[START OF RECORDED INFORMATION]

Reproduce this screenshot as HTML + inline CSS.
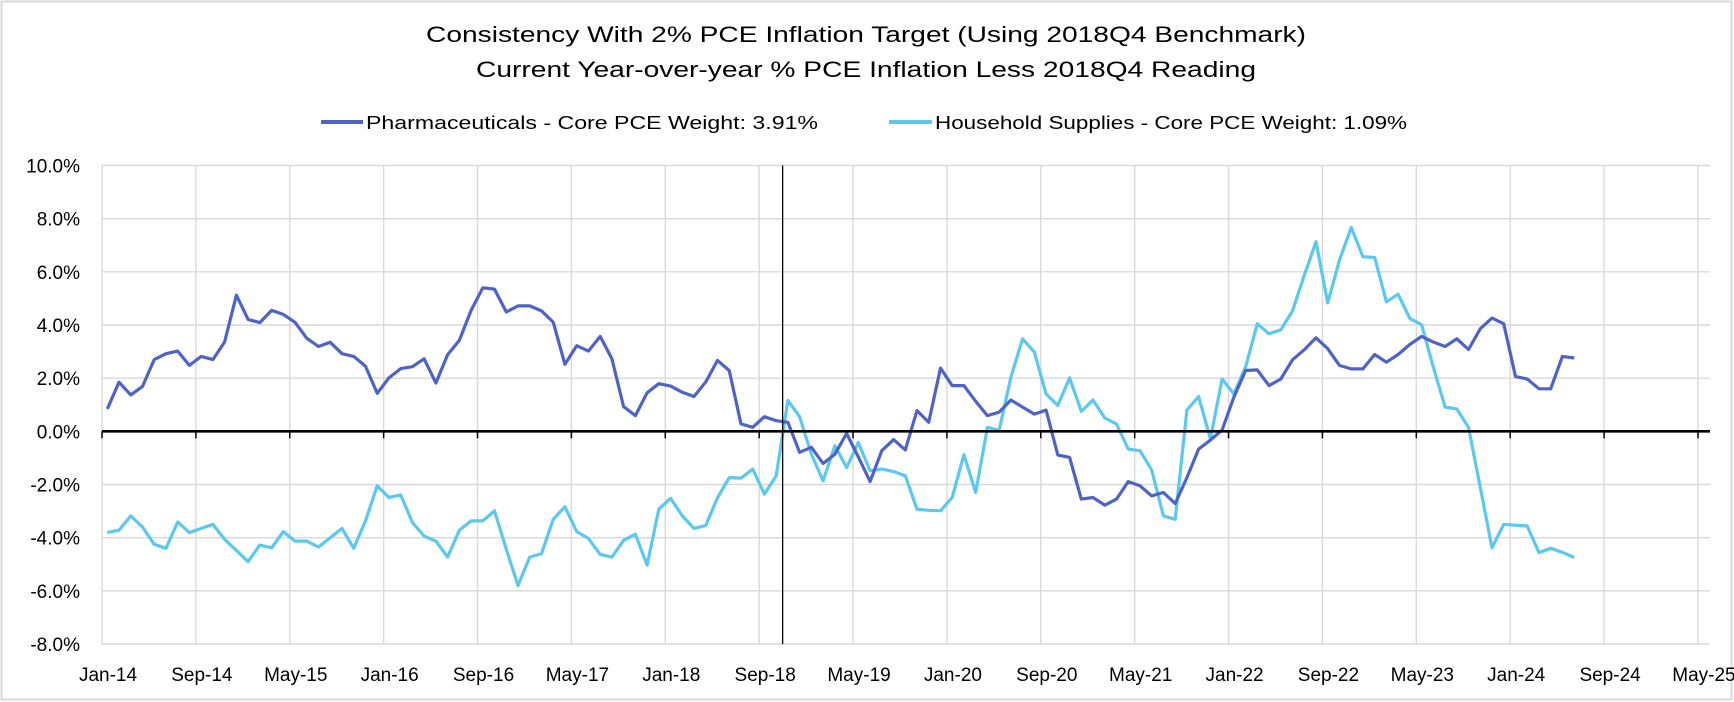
<!DOCTYPE html>
<html><head><meta charset="utf-8"><style>
html,body{margin:0;padding:0;background:#fff;}
svg{display:block;font-family:"Liberation Sans",sans-serif;}
</style></head><body>
<svg id="chart" width="1734" height="702" viewBox="0 0 1734 702">
<rect x="1.5" y="1.5" width="1730" height="698" fill="#fff" stroke="#d9d9d9" stroke-width="2"/>
<text x="866" y="42" text-anchor="middle" font-size="22" textLength="880" lengthAdjust="spacingAndGlyphs">Consistency With 2% PCE Inflation Target (Using 2018Q4 Benchmark)</text>
<text x="866" y="77" text-anchor="middle" font-size="22" textLength="780" lengthAdjust="spacingAndGlyphs">Current Year-over-year % PCE Inflation Less 2018Q4 Reading</text>
<g>
<g>
<line x1="321" y1="122" x2="363" y2="122" stroke="#4f63c6" stroke-width="4"/>
<text x="366" y="129" font-size="18" textLength="452" lengthAdjust="spacingAndGlyphs">Pharmaceuticals - Core PCE Weight: 3.91%</text>
</g>
<g>
<line x1="889" y1="122" x2="932" y2="122" stroke="#5bc8f0" stroke-width="4"/>
<text x="935" y="129" font-size="18" textLength="472" lengthAdjust="spacingAndGlyphs">Household Supplies - Core PCE Weight: 1.09%</text>
</g>
</g>
<g id="grid"></g>
<g id="series"></g>
<g id="axes"></g>
</svg>
<script>
const xLabels=["Jan-14","Sep-14","May-15","Jan-16","Sep-16","May-17","Jan-18","Sep-18","May-19","Jan-20","Sep-20","May-21","Jan-22","Sep-22","May-23","Jan-24","Sep-24","May-25"];
const yTicks=[10,8,6,4,2,0,-2,-4,-6,-8];
const pharma=[0.84,1.85,1.37,1.69,2.7,2.92,3.02,2.48,2.82,2.7,3.36,5.12,4.21,4.09,4.55,4.4,4.1,3.5,3.19,3.35,2.92,2.82,2.45,1.43,2.01,2.36,2.43,2.73,1.82,2.88,3.42,4.55,5.4,5.35,4.49,4.72,4.72,4.53,4.11,2.52,3.22,3.02,3.57,2.73,0.93,0.59,1.45,1.79,1.7,1.47,1.31,1.86,2.67,2.29,0.28,0.15,0.55,0.4,0.34,-0.79,-0.6,-1.21,-0.86,-0.08,-0.96,-1.89,-0.73,-0.31,-0.7,0.78,0.34,2.38,1.72,1.72,1.13,0.59,0.72,1.18,0.91,0.65,0.8,-0.89,-0.98,-2.55,-2.49,-2.78,-2.55,-1.89,-2.05,-2.43,-2.3,-2.72,-1.74,-0.67,-0.33,0.05,1.28,2.29,2.31,1.72,1.97,2.69,3.07,3.52,3.11,2.48,2.35,2.35,2.89,2.6,2.89,3.27,3.57,3.36,3.19,3.48,3.08,3.86,4.26,4.05,2.06,1.97,1.6,1.6,2.82,2.76];
const household=[-3.81,-3.72,-3.18,-3.6,-4.25,-4.4,-3.41,-3.81,-3.65,-3.5,-4.06,-4.48,-4.9,-4.28,-4.38,-3.77,-4.13,-4.13,-4.35,-4,-3.65,-4.4,-3.37,-2.05,-2.49,-2.39,-3.43,-3.94,-4.13,-4.73,-3.72,-3.37,-3.37,-2.99,-4.44,-5.8,-4.73,-4.6,-3.31,-2.84,-3.77,-4.03,-4.63,-4.73,-4.1,-3.87,-5.03,-2.93,-2.52,-3.18,-3.65,-3.54,-2.5,-1.74,-1.76,-1.42,-2.36,-1.67,1.16,0.55,-0.86,-1.86,-0.54,-1.36,-0.42,-1.48,-1.42,-1.51,-1.67,-2.93,-2.97,-2.99,-2.49,-0.88,-2.3,0.15,0.03,2.04,3.48,2.98,1.41,0.97,2.01,0.75,1.18,0.5,0.28,-0.67,-0.73,-1.46,-3.18,-3.31,0.8,1.31,-0.29,1.97,1.41,2.42,4.05,3.67,3.82,4.53,5.87,7.13,4.83,6.44,7.67,6.57,6.54,4.87,5.16,4.24,4.01,2.42,0.91,0.84,0.15,-2.11,-4.38,-3.5,-3.53,-3.56,-4.56,-4.4,-4.55,-4.75];
const benchmarkMonth=58;

const NS="http://www.w3.org/2000/svg";
const X0=102, MPX=11.735, XR=1710, Y10=165.5, YM8=644;
function xMonth(m){return X0+m*MPX;}
function xPoint(i){return X0+(i+0.45)*MPX;}
function yVal(v){return Y10+(10-v)*(YM8-Y10)/18;}
function mk(tag,attrs,parent){const e=document.createElementNS(NS,tag);for(const k in attrs)e.setAttribute(k,attrs[k]);parent.appendChild(e);return e;}
const grid=document.getElementById('grid'),series=document.getElementById('series'),axes=document.getElementById('axes');
yTicks.forEach(v=>{
  if(v!==0){const l=mk('line',{x1:X0,x2:XR,y1:yVal(v),y2:yVal(v),stroke:'#d9d9d9','stroke-width':1.4},grid);
  
  }
  const t=mk('text',{x:80,y:yVal(v)+7,'text-anchor':'end','font-size':19},axes);
  t.textContent=v.toFixed(1)+'%';
  
  
});
xLabels.forEach((lab,k)=>{
  const x=xMonth(k*8);
  const l=mk('line',{x1:x,x2:x,y1:Y10,y2:YM8,stroke:'#d9d9d9','stroke-width':1.4},grid);
  
  
  const tk=mk('line',{x1:x,x2:x,y1:yVal(0),y2:yVal(0)+7,stroke:'#000','stroke-width':1.5},axes);
  
  
  const t=mk('text',{x:x+6,y:681,'text-anchor':'middle','font-size':19},axes);
  t.textContent=lab;
  
  
});
function drawSeries(data,color,name){
  const pts=data.map((v,i)=>xPoint(i).toFixed(1)+','+yVal(v).toFixed(1)).join(' ');
  const p=mk('polyline',{points:pts,fill:'none',stroke:color,'stroke-width':3.2,'stroke-linejoin':'round'},series);
  
  
}
drawSeries(household,'#5bc8f0','household-supplies-line');
drawSeries(pharma,'#4f63c6','pharmaceuticals-line');
const z=mk('line',{x1:X0,x2:XR,y1:yVal(0),y2:yVal(0),stroke:'#000','stroke-width':2.6},axes);


const bm=mk('line',{x1:xMonth(benchmarkMonth),x2:xMonth(benchmarkMonth),y1:Y10,y2:YM8,stroke:'#000','stroke-width':1.3},axes);


</script>
</body></html>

[END OF RECORDED INFORMATION]

__WORK INSTRUCTIONS__.
Your task is to repeat the material above exactly, without its pictures.

__SOLUTION TO THIS PROBLEM__.
Reproduce this screenshot as HTML + inline CSS.
<!DOCTYPE html>
<html><head><meta charset="utf-8"><style>
html,body{margin:0;padding:0;background:#fff;}
svg{display:block;font-family:"Liberation Sans",sans-serif;}
</style></head><body>
<svg id="chart" width="1734" height="702" viewBox="0 0 1734 702">
<rect x="1.5" y="1.5" width="1730" height="698" fill="#fff" stroke="#d9d9d9" stroke-width="2"/>
<text x="866" y="42" text-anchor="middle" font-size="22" textLength="880" lengthAdjust="spacingAndGlyphs">Consistency With 2% PCE Inflation Target (Using 2018Q4 Benchmark)</text>
<text x="866" y="77" text-anchor="middle" font-size="22" textLength="780" lengthAdjust="spacingAndGlyphs">Current Year-over-year % PCE Inflation Less 2018Q4 Reading</text>
<g>
<g>
<line x1="321" y1="122" x2="363" y2="122" stroke="#4f63c6" stroke-width="4"/>
<text x="366" y="129" font-size="18" textLength="452" lengthAdjust="spacingAndGlyphs">Pharmaceuticals - Core PCE Weight: 3.91%</text>
</g>
<g>
<line x1="889" y1="122" x2="932" y2="122" stroke="#5bc8f0" stroke-width="4"/>
<text x="935" y="129" font-size="18" textLength="472" lengthAdjust="spacingAndGlyphs">Household Supplies - Core PCE Weight: 1.09%</text>
</g>
</g>
<g id="grid"></g>
<g id="series"></g>
<g id="axes"></g>
</svg>
<script>
const xLabels=["Jan-14","Sep-14","May-15","Jan-16","Sep-16","May-17","Jan-18","Sep-18","May-19","Jan-20","Sep-20","May-21","Jan-22","Sep-22","May-23","Jan-24","Sep-24","May-25"];
const yTicks=[10,8,6,4,2,0,-2,-4,-6,-8];
const pharma=[0.84,1.85,1.37,1.69,2.7,2.92,3.02,2.48,2.82,2.7,3.36,5.12,4.21,4.09,4.55,4.4,4.1,3.5,3.19,3.35,2.92,2.82,2.45,1.43,2.01,2.36,2.43,2.73,1.82,2.88,3.42,4.55,5.4,5.35,4.49,4.72,4.72,4.53,4.11,2.52,3.22,3.02,3.57,2.73,0.93,0.59,1.45,1.79,1.7,1.47,1.31,1.86,2.67,2.29,0.28,0.15,0.55,0.4,0.34,-0.79,-0.6,-1.21,-0.86,-0.08,-0.96,-1.89,-0.73,-0.31,-0.7,0.78,0.34,2.38,1.72,1.72,1.13,0.59,0.72,1.18,0.91,0.65,0.8,-0.89,-0.98,-2.55,-2.49,-2.78,-2.55,-1.89,-2.05,-2.43,-2.3,-2.72,-1.74,-0.67,-0.33,0.05,1.28,2.29,2.31,1.72,1.97,2.69,3.07,3.52,3.11,2.48,2.35,2.35,2.89,2.6,2.89,3.27,3.57,3.36,3.19,3.48,3.08,3.86,4.26,4.05,2.06,1.97,1.6,1.6,2.82,2.76];
const household=[-3.81,-3.72,-3.18,-3.6,-4.25,-4.4,-3.41,-3.81,-3.65,-3.5,-4.06,-4.48,-4.9,-4.28,-4.38,-3.77,-4.13,-4.13,-4.35,-4,-3.65,-4.4,-3.37,-2.05,-2.49,-2.39,-3.43,-3.94,-4.13,-4.73,-3.72,-3.37,-3.37,-2.99,-4.44,-5.8,-4.73,-4.6,-3.31,-2.84,-3.77,-4.03,-4.63,-4.73,-4.1,-3.87,-5.03,-2.93,-2.52,-3.18,-3.65,-3.54,-2.5,-1.74,-1.76,-1.42,-2.36,-1.67,1.16,0.55,-0.86,-1.86,-0.54,-1.36,-0.42,-1.48,-1.42,-1.51,-1.67,-2.93,-2.97,-2.99,-2.49,-0.88,-2.3,0.15,0.03,2.04,3.48,2.98,1.41,0.97,2.01,0.75,1.18,0.5,0.28,-0.67,-0.73,-1.46,-3.18,-3.31,0.8,1.31,-0.29,1.97,1.41,2.42,4.05,3.67,3.82,4.53,5.87,7.13,4.83,6.44,7.67,6.57,6.54,4.87,5.16,4.24,4.01,2.42,0.91,0.84,0.15,-2.11,-4.38,-3.5,-3.53,-3.56,-4.56,-4.4,-4.55,-4.75];
const benchmarkMonth=58;

const NS="http://www.w3.org/2000/svg";
const X0=102, MPX=11.735, XR=1710, Y10=165.5, YM8=644;
function xMonth(m){return X0+m*MPX;}
function xPoint(i){return X0+(i+0.45)*MPX;}
function yVal(v){return Y10+(10-v)*(YM8-Y10)/18;}
function mk(tag,attrs,parent){const e=document.createElementNS(NS,tag);for(const k in attrs)e.setAttribute(k,attrs[k]);parent.appendChild(e);return e;}
const grid=document.getElementById('grid'),series=document.getElementById('series'),axes=document.getElementById('axes');
yTicks.forEach(v=>{
  if(v!==0){const l=mk('line',{x1:X0,x2:XR,y1:yVal(v),y2:yVal(v),stroke:'#d9d9d9','stroke-width':1.4},grid);
  
  }
  const t=mk('text',{x:80,y:yVal(v)+7,'text-anchor':'end','font-size':19},axes);
  t.textContent=v.toFixed(1)+'%';
  
  
});
xLabels.forEach((lab,k)=>{
  const x=xMonth(k*8);
  const l=mk('line',{x1:x,x2:x,y1:Y10,y2:YM8,stroke:'#d9d9d9','stroke-width':1.4},grid);
  
  
  const tk=mk('line',{x1:x,x2:x,y1:yVal(0),y2:yVal(0)+7,stroke:'#000','stroke-width':1.5},axes);
  
  
  const t=mk('text',{x:x+6,y:681,'text-anchor':'middle','font-size':19},axes);
  t.textContent=lab;
  
  
});
function drawSeries(data,color,name){
  const pts=data.map((v,i)=>xPoint(i).toFixed(1)+','+yVal(v).toFixed(1)).join(' ');
  const p=mk('polyline',{points:pts,fill:'none',stroke:color,'stroke-width':3.2,'stroke-linejoin':'round'},series);
  
  
}
drawSeries(household,'#5bc8f0','household-supplies-line');
drawSeries(pharma,'#4f63c6','pharmaceuticals-line');
const z=mk('line',{x1:X0,x2:XR,y1:yVal(0),y2:yVal(0),stroke:'#000','stroke-width':2.6},axes);


const bm=mk('line',{x1:xMonth(benchmarkMonth),x2:xMonth(benchmarkMonth),y1:Y10,y2:YM8,stroke:'#000','stroke-width':1.3},axes);


</script>
</body></html>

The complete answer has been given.